Ce qu'il découvre en arrivant là-bas, le 10 septembre 1870, c'est une immense foire aux ambitions, désordonnée et glapissante. La république a été proclamée dans la ville, mais des rivalités éclatent entre les membres de l'équipe qui a pris le pouvoir. Gambetta donne, de loin, des consignes qui ne sont pas exécutées. La cité est aux mains d'une plèbe incontrôlable dont les cortèges parcourent les rues en vociférant. Leur homme de confiance est le député Esquiros. Il s'oppose à Gambetta. Tout cela va-t-il se terminer par une lutte fratricide? Non, ici on crie fort, on gesticule beaucoup, mais le sang ne coule pas. Ayant nommé Alphonse Gent préfet des Bouches-du-Rhône, Gambetta l'expédie à Marseille pour chasser les gardes civiques de la mairie dont ils se sont emparés. Les gardes civiques sont mis au pas et des élections municipales, organisées en hâte, installent un Conseil modéré à l'Hôtel de Ville.

À peine le calme est-il revenu que Zola songe à reprendre son activité de chroniqueur. Il retrouve son ami Marius Roux et Léopold Arnaud qui lui a commandé naguère Les Mystères de Marseille. Ensemble, ils décident de fonder un journal : La Marseillaise. L'inspiration en est à la fois républicaine et prudente.
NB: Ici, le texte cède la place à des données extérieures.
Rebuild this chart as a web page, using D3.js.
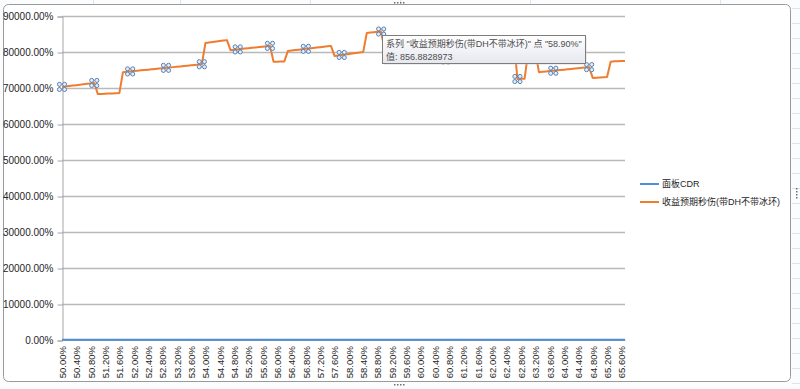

Rien qu'à baguenauder dans la ville pendant cette parodie d'insurrection, Zola a pris en horreur les foules imbéciles, qui, une fois lancées contre le pouvoir, perdent tout contrôle d'elles-mêmes. Il lui semble que, réunis en masse, les hommes intelligents deviennent stupides par contagion. Un flot de fureur et d'aberration emporte les têtes. Partisan de l'ordre et de la réflexion, il condamne les extrémistes de tout poil. Aussi se range-t-il résolument derrière Alphonse Gent. Selon lui, on peut fort bien militer tout ensemble pour la justice sociale et le confort bourgeois.

Malgré les efforts des rédacteurs, La Marseillaise s'effondre. Voici Zola sur le pavé. Mais il a des relations dans la ville. Subitement, il songe à demander un poste de préfet ou de sous-préfet. Cela assurerait « la matérielle » de la famille. Or, toutes les nominations s'effectuent à Bordeaux. C'est donc là-bas qu'il doit se rendre s'il veut décrocher la timbale. Malheureusement, en pleine guerre, le moindre voyage pose des problèmes insolubles. Les horaires des chemins de fer varient de jour en jour. Après un long temps d'hésitation, Zola se résout à l'épreuve et prend un billet de troisième classe. Son wagon est bondé. Le froid le pénètre. Il a faim. Par chance, il peut acheter, à Cette, une tranche de gigot. Le ventre calé, il regarde avec tristesse la neige qui, de Cette à Montauban, ensevelit la campagne.

À Bordeaux, où il arrive le 12 décembre, il court d'hôtel en hôtel, sous la pluie, pour trouver un logement. Tout est complet. Enfin on lui propose une chambre de domestique à l'hôtel Montré, rue Montesquieu. Elle ne coûte que deux francs. À sa première sortie, Bordeaux lui déplaît. Il juge la ville « toute grise et toute boueuse ». Pour se consoler, il s'offre des huîtres à un franc vingt la douzaine. Et aussitôt il commence les démarches.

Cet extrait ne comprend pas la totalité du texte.